The Loonie closed 0.70% higher in the previous session before extending its gains this morning. This follows a drop in the value of the U.S. dollar as investors continue to assess the discussions between Moscow and Kyiv. Also, hotter than expected Inflation data, as well as an increase in oil prices, bolstered the Loonie. That being said, Canada's annual inflation rate accelerated to 5.7% in February 2022, the highest since August 1991 and slightly higher than market expectations of 5.5%. This arrives as geopolitical risks and tight OPEC+ supplies fueled a rally in oil prices to more than 13-year highs and logistical issues continued to underpin raw material and transportation costs. Meanwhile, Brent crude jumped 4.5% on the day to $102.47 per barrel. On Wednesday, the S&P/TSX Composite index closed 1.3% higher, tracking U.S. markets as traders absorbed domestic price data and the U.S. Fed's rate move.

MXN

The Mexican Peso closed 0.90% higher yesterday and continued to extend its gains modestly on Thursday morning. This comes as the U.S. dollar has weakened despite ongoing peace discussions between Russian and Ukrainian officials. The Mexican Peso is also being supported by the prospect of a rate hike, which has been heightened by the revelation of the most recent inflation figures. Having said that, consumer prices in the country increased 7.28% year on year in February. Elsewhere, Mexico's new central bank president, Victoria Rodriguez, who rose from obscurity to become the most powerful woman in Latin American finance, has been tasked with managing the country's worst inflation problem in two decades.

CNY

The Chinese Yuan closed 0.28% higher in the previous session against the greenback.

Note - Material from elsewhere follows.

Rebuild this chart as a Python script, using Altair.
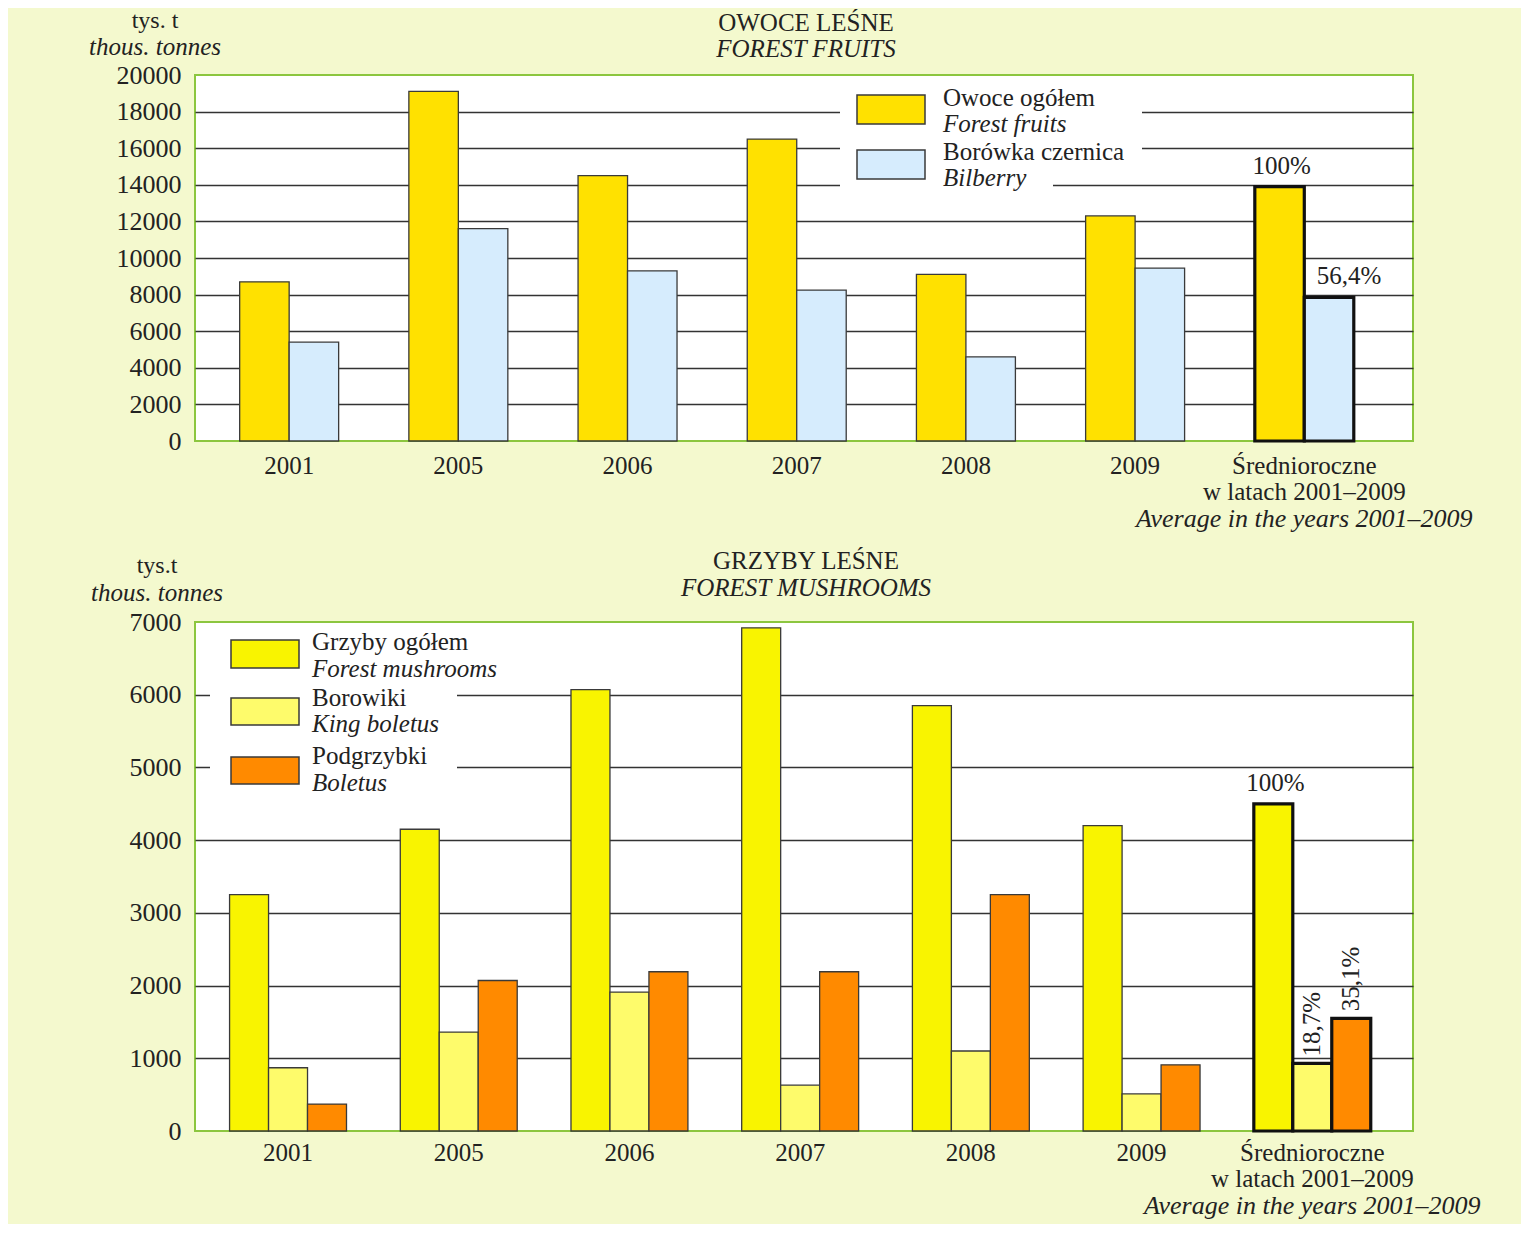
import altair as alt
import pandas as pd

SERIF = "Liberation Serif"
BG = "#F4F9CE"
TXT = "#222222"

cats = ["2001", "2005", "2006", "2007", "2008", "2009", "Średnioroczne|w latach 2001–2009"]
AVG = cats[-1]
avg_en = "Average in the years 2001–2009"

# Forest fruits (thous. tonnes)
fruit_series = ["Owoce ogółem", "Borówka czernica"]
fruit_series_en = ["Forest fruits", "Bilberry"]
fruit_colors = ["#FFE100", "#D6ECFD"]
fruit_total = [8700, 19100, 14500, 16500, 9100, 12300, 13900]
bilberry = [5400, 11600, 9300, 8250, 4600, 9450, 7850]
fruit_pct = ["100%", "56,4%"]

# Forest mushrooms (thous. tonnes)
mush_series = ["Grzyby ogółem", "Borowiki", "Podgrzybki"]
mush_series_en = ["Forest mushrooms", "King boletus", "Boletus"]
mush_colors = ["#F9F400", "#FEFB6B", "#FF8A00"]
mush_total = [3250, 4150, 6070, 6920, 5850, 4200, 4500]
king = [870, 1360, 1910, 630, 1100, 510, 930]
boletus = [370, 2070, 2190, 2190, 3250, 910, 1550]
mush_pct = ["100%", "18,7%", "35,1%"]


def long_df(series, values):
    return pd.DataFrame([
        {"cat": c, "series": s, "value": v}
        for s, vals in zip(series, values) for c, v in zip(cats, vals)
    ])


def pct_df(series, values, labels):
    return pd.DataFrame([
        {"cat": AVG, "series": s, "value": vals[-1], "label": lab}
        for s, vals, lab in zip(series, values, labels)
    ])


ONE = alt.Data(values=[{}])


def panel(df, pdf, series, series_en, colors, ymax, ystep, W, H, pin, pout, palign,
          xlab_pad, title_pl, title_en, unit_pl, pos):
    xaxis = alt.Axis(title=None, labelExpr="split(datum.label, '|')", labelAngle=0,
                     labelBaseline="top", labelLineHeight=26, labelPadding=xlab_pad,
                     labelFont=SERIF, labelFontSize=25, labelColor=TXT, labelLimit=0,
                     domain=False, ticks=False, labelOverlap=False)
    yaxis = alt.Axis(title=None, values=list(range(0, ymax + 1, ystep)), format="d",
                     grid=True, gridColor="#333333", gridWidth=1.5,
                     gridOpacity={"condition": {"test": f"datum.value <= 0 || datum.value >= {ymax}", "value": 0}, "value": 1},
                     domain=False, ticks=False, labelFont=SERIF, labelFontSize=26,
                     labelColor=TXT, labelPadding=14, labelBaseline="middle")

    def X():
        return alt.X("cat:N", sort=cats,
                     scale=alt.Scale(paddingInner=pin, paddingOuter=pout, align=palign), axis=xaxis)

    def XO():
        return alt.XOffset("series:N", sort=series,
                           scale=alt.Scale(domain=series, paddingInner=0, paddingOuter=0))

    def Y():
        return alt.Y("value:Q", scale=alt.Scale(domain=[0, ymax], nice=False, zero=True), axis=yaxis)

    is_avg = alt.datum.cat == AVG
    bars = alt.Chart(df).mark_bar().encode(
        x=X(), xOffset=XO(), y=Y(),
        color=alt.Color("series:N", scale=alt.Scale(domain=series, range=colors), legend=None),
        stroke=alt.when(is_avg).then(alt.value("#111111")).otherwise(alt.value("#3a3a3a")),
        strokeWidth=alt.when(is_avg).then(alt.value(3.2)).otherwise(alt.value(1.3)),
    )
    layers = [bars]

    # percentage labels above the average bars
    for s, style in zip(series, pos["pct_style"]):
        base = alt.Chart(pdf).transform_filter(alt.datum.series == s)
        if style[0] == "rot":
            mk = base.mark_text(font=SERIF, fontSize=25, angle=270, align="left",
                                baseline="middle", dx=7, color=TXT)
        else:
            mk = base.mark_text(font=SERIF, fontSize=25, baseline="alphabetic",
                                dy=-13, dx=style[1], color=TXT)
        layers.append(mk.encode(x=X(), xOffset=XO(), y=Y(), text="label:N"))

    # italic English line under the average category
    layers.append(alt.Chart(pd.DataFrame({"cat": [AVG]})).mark_text(
        font=SERIF, fontSize=26, fontStyle="italic", color=TXT, baseline="middle").encode(
        x=X(), y=alt.value(H + pos["avg_y"]), text=alt.value(avg_en)))

    # legend white backgrounds
    for (x1, x2, y1, y2) in pos["leg_bg"]:
        layers.append(alt.Chart(ONE).mark_rect(color="white").encode(
            x=alt.value(x1), x2=alt.value(x2), y=alt.value(y1), y2=alt.value(y2)))
    # legend symbols and labels
    for i, (s, se, c) in enumerate(zip(series, series_en, colors)):
        sy1, sy2 = pos["sym_y"][i]
        layers.append(alt.Chart(ONE).mark_rect(color=c, stroke="#3a3a3a", strokeWidth=1.5).encode(
            x=alt.value(pos["sym_x"][0]), x2=alt.value(pos["sym_x"][1]),
            y=alt.value(sy1), y2=alt.value(sy2)))
        ty1, ty2 = pos["txt_y"][i]
        layers.append(alt.Chart(ONE).mark_text(font=SERIF, fontSize=25, align="left",
                                               baseline="middle", color=TXT).encode(
            x=alt.value(pos["txt_x"]), y=alt.value(ty1), text=alt.value(s)))
        layers.append(alt.Chart(ONE).mark_text(font=SERIF, fontSize=25, align="left",
                                               baseline="middle", fontStyle="italic", color=TXT).encode(
            x=alt.value(pos["txt_x"]), y=alt.value(ty2), text=alt.value(se)))

    # titles and unit labels
    layers.append(alt.Chart(ONE).mark_text(font=SERIF, fontSize=25, baseline="middle", color=TXT).encode(
        x=alt.value(W / 2 + 2), y=alt.value(pos["title_y"][0]), text=alt.value(title_pl)))
    layers.append(alt.Chart(ONE).mark_text(font=SERIF, fontSize=25, baseline="middle",
                                           fontStyle="italic", color=TXT).encode(
        x=alt.value(W / 2 + 2), y=alt.value(pos["title_y"][1]), text=alt.value(title_en)))
    layers.append(alt.Chart(ONE).mark_text(font=SERIF, fontSize=24, baseline="middle", color=TXT).encode(
        x=alt.value(pos["unit_x"]), y=alt.value(pos["unit_y"][0]), text=alt.value(unit_pl)))
    layers.append(alt.Chart(ONE).mark_text(font=SERIF, fontSize=25, baseline="middle",
                                           fontStyle="italic", color=TXT).encode(
        x=alt.value(pos["unit_x"]), y=alt.value(pos["unit_y"][1]), text=alt.value("thous. tonnes")))

    return alt.layer(*layers).properties(width=W, height=H)


fruit_df = long_df(fruit_series, [fruit_total, bilberry])
fruit_pdf = pct_df(fruit_series, [fruit_total, bilberry], fruit_pct)
mush_df = long_df(mush_series, [mush_total, king, boletus])
mush_pdf = pct_df(mush_series, [mush_total, king, boletus], mush_pct)

top = panel(fruit_df, fruit_pdf, fruit_series, fruit_series_en, fruit_colors,
            20000, 2000, 1218, 366, 0.415, 0.307, 0.43, 12,
            "OWOCE LEŚNE", "FOREST FRUITS", "tys. t",
            {"avg_y": 78, "leg_bg": [(645, 947, 10, 95), (645, 858, 95, 120)],
             "sym_x": (662, 730), "sym_y": [(20, 49), (75, 104)], "txt_x": 748,
             "txt_y": [(23, 49), (77, 103)], "title_y": (-52, -26),
             "unit_x": -40, "unit_y": (-54, -28),
             "pct_style": [("flat", 2), ("flat", 20)]})

bottom = panel(mush_df, mush_pdf, mush_series, mush_series_en, mush_colors,
               7000, 1000, 1218, 509, 0.315, 0.225, 0.45, 9,
               "GRZYBY LEŚNE", "FOREST MUSHROOMS", "tys.t",
               {"avg_y": 75, "leg_bg": [(15, 262, 60, 170)],
                "sym_x": (36, 104), "sym_y": [(18, 46), (76, 103), (135, 162)], "txt_x": 117,
                "txt_y": [(20, 47), (76, 102), (134, 161)], "title_y": (-61, -34),
                "unit_x": -38, "unit_y": (-56, -29),
                "pct_style": [("flat", 2), ("rot", 0), ("rot", 0)]})

chart = alt.vconcat(top, bottom, spacing=15).resolve_scale(
    x="independent", y="independent", color="independent", xOffset="independent"
).properties(
    background=BG,
    padding={"left": 80, "top": 0, "right": 39, "bottom": 4},
).configure_view(fill="white", stroke="#8CC63F", strokeWidth=2)

chart.save("out.html", embed_options={"renderer": "svg", "actions": False})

On Thursday, the Yuan maintained its recent gains against the U.S. dollar, moving farther away from a 4-month low touched earlier this week following news that Saudi Arabia is in active talks with Beijing to price part of its oil supplies to China in the currency. Analysts speculated that Saudi Arabia may be aiming to lessen its reliance on the dollar as a reserve currency, given that assets might be frozen or taken on a political basis, as evidenced by recent sanctions against Russia for its invasion of Ukraine. Meanwhile, the People's Bank of China added a net 100 billion yuan in 1-year MLF (Medium-term Lending Facility) loans on Tuesday but defied market expectations by maintaining the policy rate steady. The Chinese central bank has previously cut multiple policy loan rates in an attempt to cushion an economic slowdown, with analysts predicting further monetary easing given Beijing's recent vow to calm financial markets.

BRL

The Brazilian Real spiked 1.17% on Tuesday against the greenback. After markets digested rate hikes from both the Central Bank of Brazil and the U.S. Federal Reserve, the Brazilian real rose from a two-week low against the U.S. dollar. The Central Bank of Brazil unanimously voted to boost the Selic rate by 100 basis points to 11.75% on March 16th as predicted, while predicting another rate hike of 100bps at its next meeting. It was the ninth straight increase in interest rates since the Fed began tightening. Meanwhile, developments in Russia-Ukraine discussions have reduced demand for safe-haven currencies, as investors continue to follow commodity prices and trade terms with Brazilian agricultural items and metals to evaluate the demand for the Real.